You can drop that parenting award in the mail at your convenience.

Take Us Back In Time Tuesday - 9/8/09

I missed a week but I am back in the saddle!

Continuing with Mrs. Schmitty's Take Us Back In Time Tuesday project, I give you this sweet little gem:



July 1, 2006 and Rachel was in the jumpy seat for only the second or third time. This is the kind of seat that attaches to the door jamb and gives a good jumper some serious air. I remember Anna giggling like crazy as she watched her oh-so-recently-immobile sister fly into the air and back down again, her chubby little thighs working to go higher.

Even as an infant Anna would never fall asleep if there was anything around to grab her attention. She never dozed off in her highchair or under her play gym. She most certainly would not fall asleep in a jumpy seat. So I was slightly stunned to realize that Rachel had just jumped herself to sleep.


If you would like to take part in this project, the participation rules are here and the Mr. Linky link can be found here.

Friday, September 04, 2009

Rachel's chart

Our Anna-less week ends tomorrow and we are all excited for the Muffin's return. In the meantime I thought I'd share a little tool we used for Rachel to keep track of the week.

By day three Rachel was complaining that she "thought Anna would be home already." I almost pulled out a calendar for her but I only had a monthly one and I thought it might be too overwhelming to see all of those boxes, even if I highlighted the ones that signified Anna's vacation. So instead I drew eight boxes on a piece of paper to represent each day Anna would be gone, including the two travel days.

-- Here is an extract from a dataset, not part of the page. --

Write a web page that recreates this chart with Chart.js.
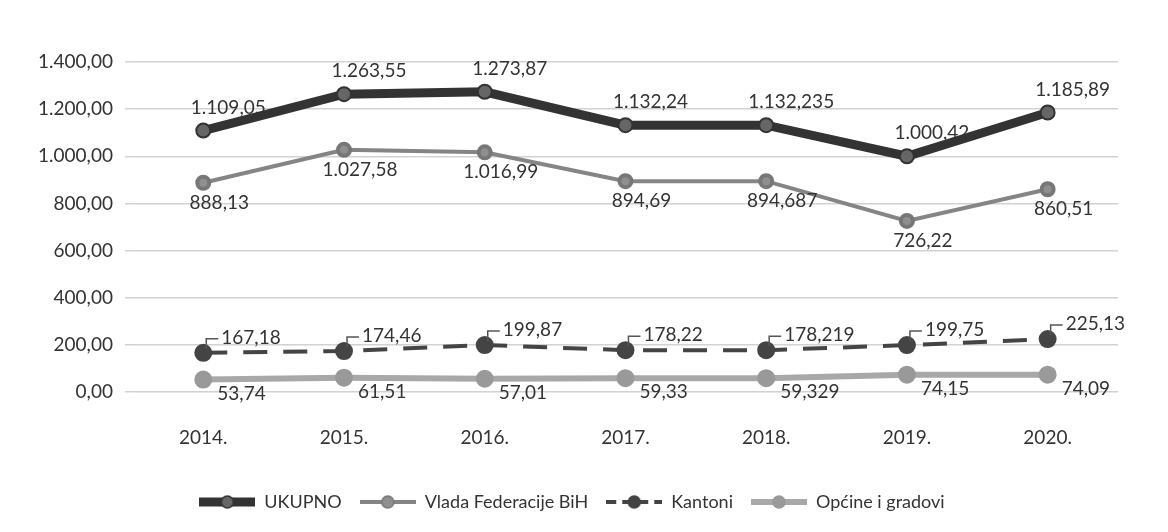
<!DOCTYPE html>
<html>
<head>
<meta charset="utf-8">
<script src="https://cdn.jsdelivr.net/npm/chart.js@4/dist/chart.umd.min.js"></script>
<style>
  html, body { margin: 0; padding: 0; background: #fff; }
  .chartbox { width: 1168px; height: 532px; }
</style>
</head>
<body>
<div class="chartbox"><canvas id="myChart"></canvas></div>
<script>
const years = ['2014.', '2015.', '2016.', '2017.', '2018.', '2019.', '2020.'];
const ukupno = [1109.05, 1263.55, 1273.87, 1132.24, 1132.235, 1000.42, 1185.89];
const vlada = [888.13, 1027.58, 1016.99, 894.69, 894.687, 726.22, 860.51];
const kantoni = [167.18, 174.46, 199.87, 178.22, 178.219, 199.75, 225.13];
const opcine = [53.74, 61.51, 57.01, 59.33, 59.329, 74.15, 74.09];
const yTicks = [0, 200, 400, 600, 800, 1000, 1200, 1400];

const FONT = 'Lato, "Open Sans", sans-serif';

// format like 1.263,55 (keeps the decimals as written)
function fmt(v, dec) {
  let s = v.toFixed(dec);
  let parts = s.split('.');
  let int = parts[0].replace(/\B(?=(\d{3})+(?!\d))/g, '.');
  return parts.length > 1 ? int + ',' + parts[1] : int;
}
function decimals(v) {
  let s = String(v);
  return s.includes('.') ? s.split('.')[1].length : 0;
}

// small line + marker picture for the legend
function legendIcon(ds) {
  const c = document.createElement('canvas');
  c.width = 56;
  c.height = 16;
  const g = c.getContext('2d');
  g.strokeStyle = ds.borderColor;
  g.lineWidth = ds.borderWidth;
  g.setLineDash(ds.borderDash ? [10, 6] : []);
  g.beginPath();
  g.moveTo(0, 8);
  g.lineTo(56, 8);
  g.stroke();
  g.setLineDash([]);
  g.fillStyle = ds.pointBackgroundColor;
  g.strokeStyle = ds.pointBorderColor;
  g.lineWidth = 1.5;
  g.beginPath();
  g.arc(28, 8, 6, 0, Math.PI * 2);
  g.fill();
  g.stroke();
  return c;
}

const labelPlugin = {
  id: 'valueLabels',
  afterDatasetsDraw(chart) {
    const ctx = chart.ctx;
    ctx.save();
    ctx.font = '19px ' + FONT;
    ctx.fillStyle = '#333';
    chart.data.datasets.forEach((ds, di) => {
      const meta = chart.getDatasetMeta(di);
      meta.data.forEach((pt, i) => {
        const v = ds.data[i];
        const txt = fmt(v, Math.max(2, decimals(v)));
        const off = ds.labelOffset;
        ctx.textAlign = off.align;
        ctx.textBaseline = 'middle';
        ctx.fillText(txt, pt.x + off.dx, pt.y + off.dy);
        if (off.leader) {
          ctx.strokeStyle = '#555';
          ctx.lineWidth = 1.5;
          ctx.beginPath();
          ctx.moveTo(pt.x + 3, pt.y - 4);
          ctx.lineTo(pt.x + 3, pt.y - 14);
          ctx.lineTo(pt.x + off.dx - 3, pt.y - 14);
          ctx.stroke();
        }
      });
    });
    ctx.restore();
  }
};

const ctx = document.getElementById('myChart');
new Chart(ctx, {
  type: 'line',
  data: {
    labels: years,
    datasets: [
      {
        label: 'UKUPNO',
        data: ukupno,
        borderColor: '#333',
        backgroundColor: '#333',
        borderWidth: 9,
        pointRadius: 7,
        pointBackgroundColor: '#666',
        pointBorderColor: '#333',
        pointBorderWidth: 2,
        labelOffset: { dx: 25, dy: -23, align: 'center' },
      },
      {
        label: 'Vlada Federacije BiH',
        data: vlada,
        borderColor: '#858585',
        backgroundColor: '#858585',
        borderWidth: 4,
        pointRadius: 6,
        pointBackgroundColor: '#8f8f8f',
        pointBorderColor: '#777',
        labelOffset: { dx: 16, dy: 20, align: 'center' },
      },
      {
        label: 'Kantoni',
        data: kantoni,
        borderColor: '#444',
        backgroundColor: '#444',
        borderWidth: 4,
        borderDash: [24, 16],
        pointRadius: 7,
        pointBackgroundColor: '#444',
        pointBorderColor: '#444',
        labelOffset: { dx: 18, dy: -15, align: 'left', leader: true },
      },
      {
        label: 'Općine i gradovi',
        data: opcine,
        borderColor: '#a8a8a8',
        backgroundColor: '#a8a8a8',
        borderWidth: 6,
        pointRadius: 6,
        pointBackgroundColor: '#9a9a9a',
        pointBorderColor: '#999',
        labelOffset: { dx: 14, dy: 14, align: 'left' },
      },
    ],
  },
  options: {
    responsive: true,
    maintainAspectRatio: false,
    animation: false,
    layout: { padding: { top: 62, right: 50, left: 26, bottom: 11 } },
    plugins: {
      legend: {
        position: 'bottom',
        labels: {
          color: '#333',
          font: { family: FONT, size: 18 },
          usePointStyle: true,
          pointStyleWidth: 56,
          padding: 18,
          generateLabels: (chart) => {
            const items = Chart.defaults.plugins.legend.labels.generateLabels(chart);
            items.forEach((it) => {
              it.pointStyle = legendIcon(chart.data.datasets[it.datasetIndex]);
            });
            return items;
          },
        },
      },
      tooltip: { enabled: false },
    },
    scales: {
      x: {
        offset: true,
        grid: { display: false },
        border: { display: false },
        ticks: {
          color: '#333',
          font: { family: FONT, size: 19 },
          padding: 26,
        },
      },
      y: {
        min: 0,
        max: 1400,
        afterBuildTicks: (axis) => {
          axis.ticks = yTicks.map((v) => ({ value: v }));
        },
        grid: { color: '#d2d2d2', lineWidth: 1.5 },
        border: { display: false },
        ticks: {
          color: '#333',
          font: { family: FONT, size: 19 },
          padding: 12,
          callback: (v) => fmt(v, 2),
        },
      },
    },
  },
  plugins: [labelPlugin],
});
</script>
</body>
</html>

No mocking my lack of art skills please! At the end of each day Rachel and I put something in the box to represent what we did that day and then write a description. She is then able to get excited about her week as well and see that she got to do some special things too. And it's an easy way for her count down to her sister's return.

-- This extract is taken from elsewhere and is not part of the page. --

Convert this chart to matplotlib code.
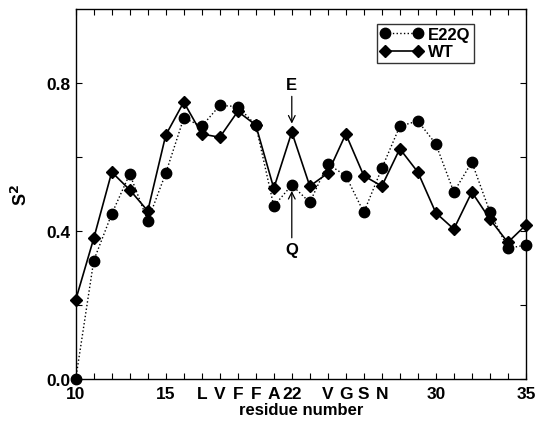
import numpy as np
import matplotlib.pyplot as plt

plt.rcParams['font.family'] = ['Liberation Sans', 'DejaVu Sans']
plt.rcParams['font.weight'] = 'bold'

residue = np.arange(10, 36)

# order parameters per residue
s2_e22q = [0.00, 0.32, 0.446, 0.554, 0.427, 0.556, 0.705, 0.683, 0.739, 0.736,
           0.686, 0.467, 0.524, 0.477, 0.581, 0.549, 0.450, 0.569, 0.683, 0.697,
           0.635, 0.505, 0.586, 0.452, 0.353, 0.362]
s2_wt = [0.214, 0.380, 0.559, 0.511, 0.454, 0.659, 0.748, 0.662, 0.653, 0.723,
         0.686, 0.515, 0.667, 0.521, 0.556, 0.662, 0.549, 0.521, 0.622, 0.559,
         0.449, 0.405, 0.505, 0.432, 0.369, 0.416]

tick_pos = [10, 15, 17, 18, 19, 20, 21, 22, 24, 25, 26, 27, 30, 35]
tick_lab = ['10', '15', 'L', 'V', 'F', 'F', 'A', '22', 'V', 'G', 'S', 'N', '30', '35']

fig = plt.figure(figsize=(5.41, 4.27), dpi=100)
ax = fig.add_axes([0.14, 0.11, 0.832, 0.867])

ax.plot(residue, s2_e22q, color='black', linestyle=':', linewidth=1.0,
        marker='o', markersize=7.5, clip_on=False, label='E22Q', zorder=3)
ax.plot(residue, s2_wt, color='black', linestyle='-', linewidth=1.2,
        marker='D', markersize=6, clip_on=False, label='WT', zorder=3)

# mutation site arrows at residue 22
ax.annotate('E', xy=(22, 0.69), xytext=(22, 0.795), ha='center', va='center',
            fontsize=12, fontweight='bold',
            arrowprops=dict(arrowstyle='->', color='black', lw=0.9, shrinkA=1, shrinkB=0))
ax.annotate('Q', xy=(22, 0.508), xytext=(22, 0.35), ha='center', va='center',
            fontsize=12, fontweight='bold',
            arrowprops=dict(arrowstyle='->', color='black', lw=0.9, shrinkA=1, shrinkB=0))

ax.set_xlim(10, 35)
ax.set_ylim(0, 1.0)
ax.set_xticks(tick_pos)
ax.set_xticklabels(tick_lab)
ax.set_xticks(residue, minor=True)
ax.set_yticks([0.0, 0.4, 0.8])
ax.set_yticklabels(['0.0', '0.4', '0.8'])
ax.set_yticks([0.2, 0.6], minor=True)
ax.tick_params(which='both', direction='in', top=True, right=True,
               labelsize=12.5, length=4, width=0.8)
ax.tick_params(axis='x', pad=5)
for sp in ax.spines.values():
    sp.set_linewidth(1.0)

ax.set_xlabel('residue number', fontsize=12, fontweight='bold', labelpad=1)
ax.set_ylabel('S$^2$', fontsize=13, fontweight='bold', labelpad=11)

leg = ax.legend(loc='upper right', bbox_to_anchor=(0.885, 0.96), numpoints=2,
                fontsize=12, frameon=True, fancybox=False, handlelength=2.6,
                borderpad=0.2, labelspacing=0.15, handletextpad=0.3,
                borderaxespad=0)
leg.get_frame().set_edgecolor('black')
leg.get_frame().set_linewidth(1.0)

fig.savefig('out.png', dpi=100)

This picture was obviously taken before last night, so for the record: we baked oatmeal raisin cookies yesterday. This is especially significant because Rachel loves raisins and Anna usually won't eat them. I almost took another picture but my cookie drawing really was pathetic.


Wednesday, September 02, 2009

Passing the halfway mark

Anna has been gone for five days now and won't be back for another three. Not surprisingly the adults are taking the separation harder than the children.

I spent the first two days marveling at how quiet my house was and the third day an emotional teary mess. Luckily for everyone I was much too busy yesterday to go running into bathrooms for sixty-second cry breaks.

Staying occupied does seem to be the key to resisting the inclination to mope, for both me and Rachel. While we have gotten plenty of quality relaxation and cuddle time together, I seem to feel calmer and less anxious - and yes, less sad - when I am actually doing something.

Of course Anna is everywhere and I've still had a few moments where the intensity with which I miss my first born hits me full force. Like when I came across this:



Pingu. By Anna. I've never seen this before, which really surprised me because Anna usully announces it when she starts drawing something new and when she's perfected her new subject she demands recognition and finds a place for it on the refrigerator (where Rachel will move it or change the magnets and generally drive my little OCD 4-year-old nuts, but that is another post I suppose).

I found this guy in Anna's sketch pad near several other tries to get her favorite penguin just right. I took one look at the yellow outlining the white belly and all the other details she worked so hard on and I fell apart again. Dan and I just looked at each other and smiled as the tears welled up in my eyes and I was glad Rachel was in bed.

I tore the drawing out of her sketch pad and put it on the fridge for her return. Which cannot come soon enough. At least I have this to keep me company in the meantime:



And really, how sad can you be with that smile nearby?